When I Think About Russia

We 80s kids were the last to live our childhood during the Cold War. I can remember when Reagan said, "Tear down this wall!" to Gorbachev. I have flashbulb memories of the footage of the wall coming down, my German mother crying. I was in Germany the next summer, collecting pieces of the wall for myself. I still have them, along with some barbed wire and glass broken out of the guard towers. I witnessed the pollution and the poverty of the east at that time. I could not believe that I had relatives who had to live that way.

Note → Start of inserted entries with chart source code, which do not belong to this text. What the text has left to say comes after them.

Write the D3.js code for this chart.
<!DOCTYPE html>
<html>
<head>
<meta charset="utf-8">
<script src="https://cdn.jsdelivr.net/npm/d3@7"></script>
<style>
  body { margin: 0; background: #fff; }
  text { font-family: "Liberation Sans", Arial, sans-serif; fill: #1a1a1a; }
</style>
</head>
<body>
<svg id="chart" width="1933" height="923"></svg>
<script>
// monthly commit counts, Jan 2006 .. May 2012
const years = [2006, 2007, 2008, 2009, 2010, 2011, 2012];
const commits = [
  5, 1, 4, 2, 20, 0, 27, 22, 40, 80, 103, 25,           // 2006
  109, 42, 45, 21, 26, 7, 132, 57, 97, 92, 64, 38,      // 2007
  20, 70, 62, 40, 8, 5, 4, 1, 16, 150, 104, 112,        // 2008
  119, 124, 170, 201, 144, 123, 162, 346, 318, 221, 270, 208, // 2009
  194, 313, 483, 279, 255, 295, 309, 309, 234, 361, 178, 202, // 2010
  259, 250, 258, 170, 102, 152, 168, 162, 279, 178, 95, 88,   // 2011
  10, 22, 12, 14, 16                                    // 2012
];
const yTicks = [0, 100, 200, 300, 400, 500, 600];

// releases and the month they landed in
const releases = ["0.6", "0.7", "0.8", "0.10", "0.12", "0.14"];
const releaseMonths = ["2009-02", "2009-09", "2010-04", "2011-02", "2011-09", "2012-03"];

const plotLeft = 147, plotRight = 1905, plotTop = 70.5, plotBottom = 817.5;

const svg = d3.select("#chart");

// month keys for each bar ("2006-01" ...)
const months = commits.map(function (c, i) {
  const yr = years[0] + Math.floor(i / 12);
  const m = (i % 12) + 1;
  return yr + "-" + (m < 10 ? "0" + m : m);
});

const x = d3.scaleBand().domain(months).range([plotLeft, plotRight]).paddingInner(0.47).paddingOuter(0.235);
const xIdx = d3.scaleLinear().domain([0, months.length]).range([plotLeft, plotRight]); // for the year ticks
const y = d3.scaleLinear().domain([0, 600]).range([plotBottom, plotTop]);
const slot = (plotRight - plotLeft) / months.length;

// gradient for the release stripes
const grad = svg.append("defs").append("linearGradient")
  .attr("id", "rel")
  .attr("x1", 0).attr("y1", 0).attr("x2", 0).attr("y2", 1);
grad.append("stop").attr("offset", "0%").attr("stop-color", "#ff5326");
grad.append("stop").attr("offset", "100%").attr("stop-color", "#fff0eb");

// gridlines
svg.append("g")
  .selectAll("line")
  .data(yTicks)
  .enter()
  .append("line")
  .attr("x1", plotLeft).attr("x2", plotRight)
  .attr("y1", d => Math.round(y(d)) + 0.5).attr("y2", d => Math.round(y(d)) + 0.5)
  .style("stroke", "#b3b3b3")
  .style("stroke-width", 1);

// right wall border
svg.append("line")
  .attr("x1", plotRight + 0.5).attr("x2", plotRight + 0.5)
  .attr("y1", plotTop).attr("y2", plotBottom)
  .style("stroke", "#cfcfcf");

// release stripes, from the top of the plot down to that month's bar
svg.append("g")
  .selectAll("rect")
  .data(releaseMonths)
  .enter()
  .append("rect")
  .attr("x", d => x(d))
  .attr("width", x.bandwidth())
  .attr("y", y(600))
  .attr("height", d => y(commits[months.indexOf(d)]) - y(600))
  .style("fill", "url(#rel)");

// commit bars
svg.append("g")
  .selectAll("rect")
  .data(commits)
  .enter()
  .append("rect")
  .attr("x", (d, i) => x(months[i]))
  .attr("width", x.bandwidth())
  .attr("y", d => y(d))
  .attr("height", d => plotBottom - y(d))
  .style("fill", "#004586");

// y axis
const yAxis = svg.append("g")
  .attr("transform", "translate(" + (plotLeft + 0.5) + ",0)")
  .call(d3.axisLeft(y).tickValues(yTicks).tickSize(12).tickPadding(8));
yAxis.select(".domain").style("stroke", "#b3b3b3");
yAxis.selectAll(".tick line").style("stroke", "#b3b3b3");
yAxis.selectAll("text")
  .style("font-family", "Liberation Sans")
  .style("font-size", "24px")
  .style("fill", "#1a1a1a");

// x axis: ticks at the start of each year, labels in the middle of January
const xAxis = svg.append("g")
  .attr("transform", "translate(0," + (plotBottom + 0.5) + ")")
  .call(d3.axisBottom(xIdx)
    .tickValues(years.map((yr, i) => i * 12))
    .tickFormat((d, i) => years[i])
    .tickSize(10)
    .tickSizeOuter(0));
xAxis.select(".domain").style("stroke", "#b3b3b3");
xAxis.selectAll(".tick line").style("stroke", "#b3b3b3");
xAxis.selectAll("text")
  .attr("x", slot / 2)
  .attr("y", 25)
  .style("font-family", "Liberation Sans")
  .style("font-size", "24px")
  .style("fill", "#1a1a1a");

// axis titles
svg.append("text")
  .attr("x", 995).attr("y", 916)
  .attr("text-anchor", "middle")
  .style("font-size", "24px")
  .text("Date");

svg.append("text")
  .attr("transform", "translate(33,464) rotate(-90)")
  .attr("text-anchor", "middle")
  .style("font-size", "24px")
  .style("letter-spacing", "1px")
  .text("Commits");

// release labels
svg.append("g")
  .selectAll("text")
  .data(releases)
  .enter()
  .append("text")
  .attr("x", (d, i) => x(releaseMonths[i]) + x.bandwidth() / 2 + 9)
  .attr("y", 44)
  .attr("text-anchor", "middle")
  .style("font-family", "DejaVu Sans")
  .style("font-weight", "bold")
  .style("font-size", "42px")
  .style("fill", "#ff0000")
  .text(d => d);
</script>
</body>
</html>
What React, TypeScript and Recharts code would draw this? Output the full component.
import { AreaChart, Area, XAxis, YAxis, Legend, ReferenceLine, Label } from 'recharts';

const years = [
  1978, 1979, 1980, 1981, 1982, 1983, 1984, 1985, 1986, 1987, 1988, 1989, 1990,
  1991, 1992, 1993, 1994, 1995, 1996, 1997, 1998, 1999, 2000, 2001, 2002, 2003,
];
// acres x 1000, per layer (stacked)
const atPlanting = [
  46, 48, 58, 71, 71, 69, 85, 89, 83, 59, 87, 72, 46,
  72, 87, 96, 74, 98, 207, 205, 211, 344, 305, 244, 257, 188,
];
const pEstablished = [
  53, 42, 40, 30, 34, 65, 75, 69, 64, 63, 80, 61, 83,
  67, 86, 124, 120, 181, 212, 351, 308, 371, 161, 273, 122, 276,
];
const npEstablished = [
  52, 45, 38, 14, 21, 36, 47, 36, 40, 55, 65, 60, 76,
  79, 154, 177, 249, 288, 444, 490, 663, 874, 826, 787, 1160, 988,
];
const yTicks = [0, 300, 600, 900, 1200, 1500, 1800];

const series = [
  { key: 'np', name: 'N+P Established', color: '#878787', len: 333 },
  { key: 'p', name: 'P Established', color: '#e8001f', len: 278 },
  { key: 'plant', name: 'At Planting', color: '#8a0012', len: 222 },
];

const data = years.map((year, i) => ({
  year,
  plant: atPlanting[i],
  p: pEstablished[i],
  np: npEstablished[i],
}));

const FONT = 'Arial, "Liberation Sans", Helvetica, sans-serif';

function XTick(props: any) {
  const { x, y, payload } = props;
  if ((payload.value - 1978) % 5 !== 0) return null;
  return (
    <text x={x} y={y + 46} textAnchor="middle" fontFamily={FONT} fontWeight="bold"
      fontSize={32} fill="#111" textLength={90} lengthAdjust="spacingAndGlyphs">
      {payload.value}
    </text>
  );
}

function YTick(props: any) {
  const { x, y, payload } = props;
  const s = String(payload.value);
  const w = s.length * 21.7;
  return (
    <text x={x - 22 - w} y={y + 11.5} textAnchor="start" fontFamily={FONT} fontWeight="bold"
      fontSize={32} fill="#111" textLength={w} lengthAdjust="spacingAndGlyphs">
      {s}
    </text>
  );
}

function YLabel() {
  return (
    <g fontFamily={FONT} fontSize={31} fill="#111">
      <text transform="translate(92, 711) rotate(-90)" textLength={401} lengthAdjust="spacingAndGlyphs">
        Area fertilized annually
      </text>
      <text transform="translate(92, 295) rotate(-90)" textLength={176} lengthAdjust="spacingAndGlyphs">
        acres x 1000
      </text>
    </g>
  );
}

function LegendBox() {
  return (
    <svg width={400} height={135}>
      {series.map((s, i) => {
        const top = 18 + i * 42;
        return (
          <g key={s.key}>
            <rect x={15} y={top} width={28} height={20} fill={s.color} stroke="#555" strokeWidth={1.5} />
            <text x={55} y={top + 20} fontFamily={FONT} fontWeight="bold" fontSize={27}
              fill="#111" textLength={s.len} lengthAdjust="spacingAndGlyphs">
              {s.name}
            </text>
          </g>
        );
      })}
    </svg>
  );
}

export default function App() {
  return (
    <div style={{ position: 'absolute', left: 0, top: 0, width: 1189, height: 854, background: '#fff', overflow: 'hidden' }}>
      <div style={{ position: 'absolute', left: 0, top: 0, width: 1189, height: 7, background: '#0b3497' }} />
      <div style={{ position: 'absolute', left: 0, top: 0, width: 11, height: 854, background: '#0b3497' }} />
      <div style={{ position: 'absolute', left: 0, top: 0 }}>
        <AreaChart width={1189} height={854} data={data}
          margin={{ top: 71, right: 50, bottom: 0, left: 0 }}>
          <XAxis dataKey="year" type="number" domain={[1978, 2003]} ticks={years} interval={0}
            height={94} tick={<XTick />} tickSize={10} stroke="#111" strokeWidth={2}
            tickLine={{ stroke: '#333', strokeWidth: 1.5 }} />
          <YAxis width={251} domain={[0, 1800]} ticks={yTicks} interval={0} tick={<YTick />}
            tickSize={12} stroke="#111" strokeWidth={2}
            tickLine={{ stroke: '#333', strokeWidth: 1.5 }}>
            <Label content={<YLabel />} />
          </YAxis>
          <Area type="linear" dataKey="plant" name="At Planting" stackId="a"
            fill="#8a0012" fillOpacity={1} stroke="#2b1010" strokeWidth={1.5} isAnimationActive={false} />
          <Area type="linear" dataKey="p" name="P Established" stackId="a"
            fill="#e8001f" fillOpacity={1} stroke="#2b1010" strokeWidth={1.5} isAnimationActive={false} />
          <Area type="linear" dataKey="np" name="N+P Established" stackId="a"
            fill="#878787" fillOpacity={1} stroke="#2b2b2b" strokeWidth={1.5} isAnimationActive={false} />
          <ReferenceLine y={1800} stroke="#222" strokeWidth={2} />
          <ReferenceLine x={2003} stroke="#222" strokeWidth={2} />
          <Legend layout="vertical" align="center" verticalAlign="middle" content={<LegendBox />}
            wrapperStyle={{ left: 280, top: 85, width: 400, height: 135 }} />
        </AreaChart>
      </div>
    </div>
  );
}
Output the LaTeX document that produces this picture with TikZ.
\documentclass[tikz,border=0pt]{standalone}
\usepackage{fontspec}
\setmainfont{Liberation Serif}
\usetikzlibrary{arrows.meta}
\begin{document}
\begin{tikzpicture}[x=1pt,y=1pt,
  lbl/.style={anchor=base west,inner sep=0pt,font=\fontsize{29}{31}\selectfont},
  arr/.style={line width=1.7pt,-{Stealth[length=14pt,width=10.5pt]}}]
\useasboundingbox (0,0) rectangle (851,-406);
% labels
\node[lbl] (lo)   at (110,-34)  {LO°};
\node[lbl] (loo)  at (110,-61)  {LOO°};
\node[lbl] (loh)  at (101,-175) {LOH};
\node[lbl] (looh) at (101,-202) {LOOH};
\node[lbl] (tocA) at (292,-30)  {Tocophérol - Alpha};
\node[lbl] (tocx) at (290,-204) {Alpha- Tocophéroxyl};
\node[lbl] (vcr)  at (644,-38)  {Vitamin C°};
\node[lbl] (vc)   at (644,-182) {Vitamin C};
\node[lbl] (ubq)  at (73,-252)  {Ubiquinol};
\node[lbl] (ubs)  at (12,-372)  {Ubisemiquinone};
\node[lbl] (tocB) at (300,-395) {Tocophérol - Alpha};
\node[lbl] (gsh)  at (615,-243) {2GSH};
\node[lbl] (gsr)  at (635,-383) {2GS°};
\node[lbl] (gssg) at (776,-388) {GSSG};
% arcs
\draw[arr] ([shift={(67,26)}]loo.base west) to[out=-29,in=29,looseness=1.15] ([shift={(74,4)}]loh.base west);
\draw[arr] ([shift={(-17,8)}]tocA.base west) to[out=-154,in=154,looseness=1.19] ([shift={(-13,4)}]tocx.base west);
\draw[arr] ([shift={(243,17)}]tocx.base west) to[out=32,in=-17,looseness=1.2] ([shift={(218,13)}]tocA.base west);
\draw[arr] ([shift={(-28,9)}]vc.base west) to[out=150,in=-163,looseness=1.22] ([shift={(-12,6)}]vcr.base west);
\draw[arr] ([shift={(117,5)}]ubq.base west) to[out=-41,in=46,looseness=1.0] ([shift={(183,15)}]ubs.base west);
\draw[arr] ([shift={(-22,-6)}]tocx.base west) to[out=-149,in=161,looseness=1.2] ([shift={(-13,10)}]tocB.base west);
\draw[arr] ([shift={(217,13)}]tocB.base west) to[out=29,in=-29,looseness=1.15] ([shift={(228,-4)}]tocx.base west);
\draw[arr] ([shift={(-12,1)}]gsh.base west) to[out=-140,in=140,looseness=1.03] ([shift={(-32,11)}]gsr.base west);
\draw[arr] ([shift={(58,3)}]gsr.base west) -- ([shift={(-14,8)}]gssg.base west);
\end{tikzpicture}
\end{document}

Jump ahead: When Kevin and I were in Volgograd, formerly Stalingrad, in 2005 we were told that you could still dig anywhere in the city and find bones because of the 5-month-long battle that had waged there between Germans and Russians in WW2. I wondered if my distant ancestors would consider me a traitor for adopting a Russian in this area into my own family. But if the stories I'd heard were true, not glossed over or revised to be on the right side of history, no one in my German family supported Hitler, in fact worked to subvert him, so I'd guess they'd find irony and humor in it. The living relatives certainly didn't care.

Before we physically had Kaden, we were essentially tourists in Russia, seeing the sights, shopping, and hitting every restaurant because we ate out every single meal, but we were warned (and warned and warned) that once we had Kaden to lay low, stay in our hotel. Russians resented Americans adopting babies, had been known to call the police if a child in their care was crying for any reason. They held suspicions that we were bringing the children home to be slaves. We followed the advice... sorta. We sometimes ventured out quickly for food but dined in the hotel more often than not. We did use a translator to show us the Kremlin, and when we realized a Russian family we knew from The States happened to be in Moscow we went with them to the zoo.

Another jump: In 2012 Putin ended all American adoptions of Russian orphans in retaliation for the U.S. Magnitsky Act. (Google it). Since then I almost never say Putins name out loud without putting the word "pissy" in front of it. Pissy Putin has a nice, condescending ring to it, don't you think? 

This September: I read Ruta Sepetys's Between Shades of Gray and learned of a Stalin atrocity of which I'd never known--how Lithuanian intellectuals were rounded up in the early 40's and shipped to Siberian labor camps and even the South Pole to be silenced. (And after the election I wondered do I, like Lina's mother, now have reason to sew bribes within the lining of my clothes?)

And now: My oldest may have been born in Russia, we may have photos with Mother Russia and beautiful souvenirs, but we still recognize the evil in Russia's history and the present.

This very night: For a project, I was looking up both Donald and Hillary quotes from before election day. Oh this gem from the 3rd debate: “I actually think the most important question of this evening, Chris, is finally will Donald Trump admit and condemn that the Russians are doing this and make it clear that he will not have the help of Putin in this election, that he rejects Russian espionage against Americans which he actually encouraged in the past?”--HRC

Are we paying attention? Do we think there will be folks tried for treason for involvement and/or corrupt reasons for not following through with this Russian investigation prior to Nov 8th? Could one of those people be our president-elect? Is this bigger than the spying scandal that was Watergate? Whether it is or isn't--will it all blow over before we can know because of the power of the quickly re-filling swamp?

So yes, I think about various histories and if they even matter. 

But also: that I will remain a person who cheers when walls come down and not when they are built, when treason is exposed, when the guilty face judgment and receive their due consequences. 

And with all of this happening during the backdrop of Advent, I know I will cheer loudest when "the things of earth (particularly its corruptions and cruelties) grow strangely dim, in the light of His glory and grace." Come, Lord Jesus.

In the Kremlin--little K in front of the world's biggest bell.

In the Kremlin--little K in front of the world's biggest bell.